** Start of Information supplied **

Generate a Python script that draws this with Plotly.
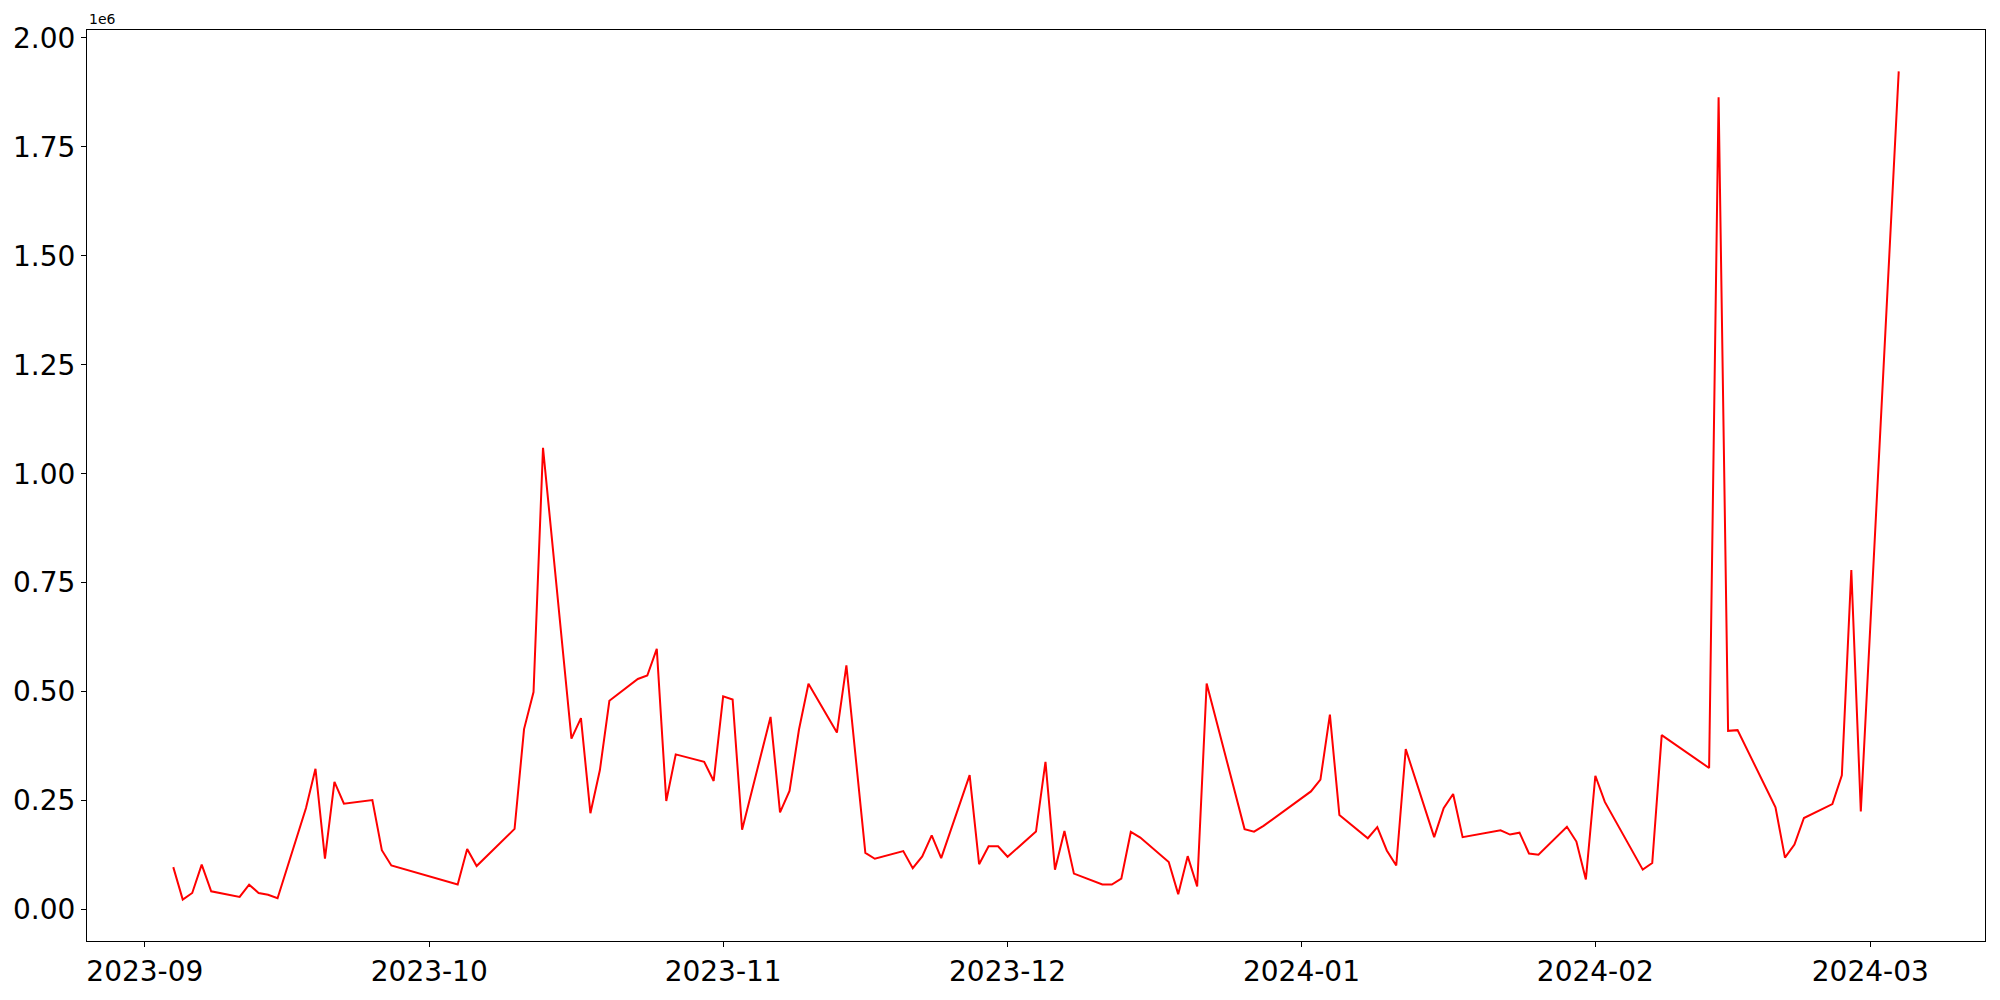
import plotly.graph_objects as go
import pandas as pd

dates = [
    "2023-09-04", "2023-09-05", "2023-09-06", "2023-09-07", "2023-09-08",
    "2023-09-11", "2023-09-12", "2023-09-13", "2023-09-14", "2023-09-15",
    "2023-09-18", "2023-09-19", "2023-09-20", "2023-09-21", "2023-09-22",
    "2023-09-25", "2023-09-26", "2023-09-27",
    "2023-10-04", "2023-10-05", "2023-10-06",
    "2023-10-10", "2023-10-11", "2023-10-12", "2023-10-13",
    "2023-10-16", "2023-10-17", "2023-10-18", "2023-10-19", "2023-10-20",
    "2023-10-23", "2023-10-24", "2023-10-25", "2023-10-26", "2023-10-27",
    "2023-10-30", "2023-10-31", "2023-11-01", "2023-11-02", "2023-11-03",
    "2023-11-06", "2023-11-07", "2023-11-08", "2023-11-09", "2023-11-10",
    "2023-11-13", "2023-11-14", "2023-11-16", "2023-11-17",
    "2023-11-20", "2023-11-21", "2023-11-22", "2023-11-23", "2023-11-24",
    "2023-11-27", "2023-11-28", "2023-11-29", "2023-11-30", "2023-12-01",
    "2023-12-04", "2023-12-05", "2023-12-06", "2023-12-07", "2023-12-08",
    "2023-12-11", "2023-12-12", "2023-12-13", "2023-12-14", "2023-12-15",
    "2023-12-18", "2023-12-19", "2023-12-20", "2023-12-21", "2023-12-22",
    "2023-12-26", "2023-12-27", "2023-12-28",
    "2024-01-02", "2024-01-03", "2024-01-04", "2024-01-05",
    "2024-01-08", "2024-01-09", "2024-01-10", "2024-01-11", "2024-01-12",
    "2024-01-15", "2024-01-16", "2024-01-17", "2024-01-18",
    "2024-01-22", "2024-01-23", "2024-01-24", "2024-01-25", "2024-01-26",
    "2024-01-29", "2024-01-30", "2024-01-31", "2024-02-01", "2024-02-02",
    "2024-02-06", "2024-02-07", "2024-02-08",
    "2024-02-13", "2024-02-14", "2024-02-15", "2024-02-16",
    "2024-02-20", "2024-02-21", "2024-02-22", "2024-02-23",
    "2024-02-26", "2024-02-27", "2024-02-28", "2024-02-29",
    "2024-03-04",
]

values = [
    97300, 22800, 38000, 103000, 41700,
    28900, 57000, 38000, 34000, 25800,
    233000, 323000, 117000, 293000, 243000,
    251000, 136000, 101000,
    57400, 139000, 99700,
    185000, 414000, 499000, 1059500,
    392000, 439000, 221000, 320000, 479000,
    529000, 537000, 598000, 249000, 356000,
    339000, 295000, 489000, 482000, 183000,
    442000, 223000, 272000, 413000, 518000,
    406000, 560000, 130000, 116500,
    134000, 95000, 122000, 170000, 118000,
    308500, 104000, 145000, 145000, 121000,
    179000, 339000, 91500, 180000, 82400,
    57400, 57400, 71000, 178000, 165000,
    109000, 35300, 122500, 52800, 518600,
    184500, 178700, 192000,
    271000, 298000, 447000, 217000,
    163500, 189000, 135500, 101000, 368000,
    166000, 232600, 265000, 166000,
    181700, 172000, 176400, 128600, 125700,
    190000, 156000, 69000, 307000, 247000,
    91500, 106800, 400000,
    324700, 1863600, 410000, 411600,
    234700, 119000, 149000, 210000,
    242000, 307800, 779000, 225000,
    1923000,
]

y_tick_vals = [0, 250000, 500000, 750000, 1000000, 1250000, 1500000, 1750000, 2000000]
y_tick_text = ["0.00", "0.25", "0.50", "0.75", "1.00", "1.25", "1.50", "1.75", "2.00"]
offset_label = "1e6"

# matplotlib-like 5% margins
ts = pd.to_datetime(dates)
tmin, tmax = ts.min(), ts.max()
tpad = (tmax - tmin) * 0.05
x_range = [tmin - tpad, tmax + tpad]
vmin, vmax = min(values), max(values)
vpad = (vmax - vmin) * 0.05
y_range = [vmin - vpad, vmax + vpad]

FONT = "DejaVu Sans"

fig = go.Figure(
    go.Scatter(
        x=dates, y=values, mode="lines",
        line=dict(color="#ff0000", width=2),
        showlegend=False,
    )
)

fig.update_layout(
    width=2000, height=1000,
    margin=dict(l=87, r=15, t=30, b=53),
    paper_bgcolor="white", plot_bgcolor="white",
    font=dict(family=FONT, size=28, color="black"),
)

fig.update_xaxes(
    type="date", range=x_range,
    tickformat="%Y-%m", dtick="M1", tick0="2023-09-01",
    ticks="outside", ticklen=5, tickwidth=1.1, tickcolor="black",
    showline=True, linecolor="black", linewidth=1.1, mirror=True,
    showgrid=False, zeroline=False,
    tickfont=dict(family=FONT, size=28, color="black"),
)
fig.update_yaxes(
    range=y_range,
    tickvals=y_tick_vals, ticktext=y_tick_text,
    ticks="outside", ticklen=5, tickwidth=1.1, tickcolor="black",
    showline=True, linecolor="black", linewidth=1.1, mirror=True,
    showgrid=False, zeroline=False,
    tickfont=dict(family=FONT, size=28, color="black"),
)

fig.add_annotation(
    text=offset_label, xref="paper", yref="paper", x=0, y=1,
    xanchor="left", yanchor="bottom", showarrow=False, yshift=1,
    font=dict(family=FONT, size=14, color="black"),
)

fig.write_html(
    "out.html",
    config={"displayModeBar": False},
    post_script="document.body.style.margin='0';",
)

** End of Information supplied **

▶ **Given request**
Return the listing above unchanged, apart from dropping its pictures.

▶ **Exercise solution**
Generate a Python script that draws this with Plotly.
import plotly.graph_objects as go
import pandas as pd

dates = [
    "2023-09-04", "2023-09-05", "2023-09-06", "2023-09-07", "2023-09-08",
    "2023-09-11", "2023-09-12", "2023-09-13", "2023-09-14", "2023-09-15",
    "2023-09-18", "2023-09-19", "2023-09-20", "2023-09-21", "2023-09-22",
    "2023-09-25", "2023-09-26", "2023-09-27",
    "2023-10-04", "2023-10-05", "2023-10-06",
    "2023-10-10", "2023-10-11", "2023-10-12", "2023-10-13",
    "2023-10-16", "2023-10-17", "2023-10-18", "2023-10-19", "2023-10-20",
    "2023-10-23", "2023-10-24", "2023-10-25", "2023-10-26", "2023-10-27",
    "2023-10-30", "2023-10-31", "2023-11-01", "2023-11-02", "2023-11-03",
    "2023-11-06", "2023-11-07", "2023-11-08", "2023-11-09", "2023-11-10",
    "2023-11-13", "2023-11-14", "2023-11-16", "2023-11-17",
    "2023-11-20", "2023-11-21", "2023-11-22", "2023-11-23", "2023-11-24",
    "2023-11-27", "2023-11-28", "2023-11-29", "2023-11-30", "2023-12-01",
    "2023-12-04", "2023-12-05", "2023-12-06", "2023-12-07", "2023-12-08",
    "2023-12-11", "2023-12-12", "2023-12-13", "2023-12-14", "2023-12-15",
    "2023-12-18", "2023-12-19", "2023-12-20", "2023-12-21", "2023-12-22",
    "2023-12-26", "2023-12-27", "2023-12-28",
    "2024-01-02", "2024-01-03", "2024-01-04", "2024-01-05",
    "2024-01-08", "2024-01-09", "2024-01-10", "2024-01-11", "2024-01-12",
    "2024-01-15", "2024-01-16", "2024-01-17", "2024-01-18",
    "2024-01-22", "2024-01-23", "2024-01-24", "2024-01-25", "2024-01-26",
    "2024-01-29", "2024-01-30", "2024-01-31", "2024-02-01", "2024-02-02",
    "2024-02-06", "2024-02-07", "2024-02-08",
    "2024-02-13", "2024-02-14", "2024-02-15", "2024-02-16",
    "2024-02-20", "2024-02-21", "2024-02-22", "2024-02-23",
    "2024-02-26", "2024-02-27", "2024-02-28", "2024-02-29",
    "2024-03-04",
]

values = [
    97300, 22800, 38000, 103000, 41700,
    28900, 57000, 38000, 34000, 25800,
    233000, 323000, 117000, 293000, 243000,
    251000, 136000, 101000,
    57400, 139000, 99700,
    185000, 414000, 499000, 1059500,
    392000, 439000, 221000, 320000, 479000,
    529000, 537000, 598000, 249000, 356000,
    339000, 295000, 489000, 482000, 183000,
    442000, 223000, 272000, 413000, 518000,
    406000, 560000, 130000, 116500,
    134000, 95000, 122000, 170000, 118000,
    308500, 104000, 145000, 145000, 121000,
    179000, 339000, 91500, 180000, 82400,
    57400, 57400, 71000, 178000, 165000,
    109000, 35300, 122500, 52800, 518600,
    184500, 178700, 192000,
    271000, 298000, 447000, 217000,
    163500, 189000, 135500, 101000, 368000,
    166000, 232600, 265000, 166000,
    181700, 172000, 176400, 128600, 125700,
    190000, 156000, 69000, 307000, 247000,
    91500, 106800, 400000,
    324700, 1863600, 410000, 411600,
    234700, 119000, 149000, 210000,
    242000, 307800, 779000, 225000,
    1923000,
]

y_tick_vals = [0, 250000, 500000, 750000, 1000000, 1250000, 1500000, 1750000, 2000000]
y_tick_text = ["0.00", "0.25", "0.50", "0.75", "1.00", "1.25", "1.50", "1.75", "2.00"]
offset_label = "1e6"

# matplotlib-like 5% margins
ts = pd.to_datetime(dates)
tmin, tmax = ts.min(), ts.max()
tpad = (tmax - tmin) * 0.05
x_range = [tmin - tpad, tmax + tpad]
vmin, vmax = min(values), max(values)
vpad = (vmax - vmin) * 0.05
y_range = [vmin - vpad, vmax + vpad]

FONT = "DejaVu Sans"

fig = go.Figure(
    go.Scatter(
        x=dates, y=values, mode="lines",
        line=dict(color="#ff0000", width=2),
        showlegend=False,
    )
)

fig.update_layout(
    width=2000, height=1000,
    margin=dict(l=87, r=15, t=30, b=53),
    paper_bgcolor="white", plot_bgcolor="white",
    font=dict(family=FONT, size=28, color="black"),
)

fig.update_xaxes(
    type="date", range=x_range,
    tickformat="%Y-%m", dtick="M1", tick0="2023-09-01",
    ticks="outside", ticklen=5, tickwidth=1.1, tickcolor="black",
    showline=True, linecolor="black", linewidth=1.1, mirror=True,
    showgrid=False, zeroline=False,
    tickfont=dict(family=FONT, size=28, color="black"),
)
fig.update_yaxes(
    range=y_range,
    tickvals=y_tick_vals, ticktext=y_tick_text,
    ticks="outside", ticklen=5, tickwidth=1.1, tickcolor="black",
    showline=True, linecolor="black", linewidth=1.1, mirror=True,
    showgrid=False, zeroline=False,
    tickfont=dict(family=FONT, size=28, color="black"),
)

fig.add_annotation(
    text=offset_label, xref="paper", yref="paper", x=0, y=1,
    xanchor="left", yanchor="bottom", showarrow=False, yshift=1,
    font=dict(family=FONT, size=14, color="black"),
)

fig.write_html(
    "out.html",
    config={"displayModeBar": False},
    post_script="document.body.style.margin='0';",
)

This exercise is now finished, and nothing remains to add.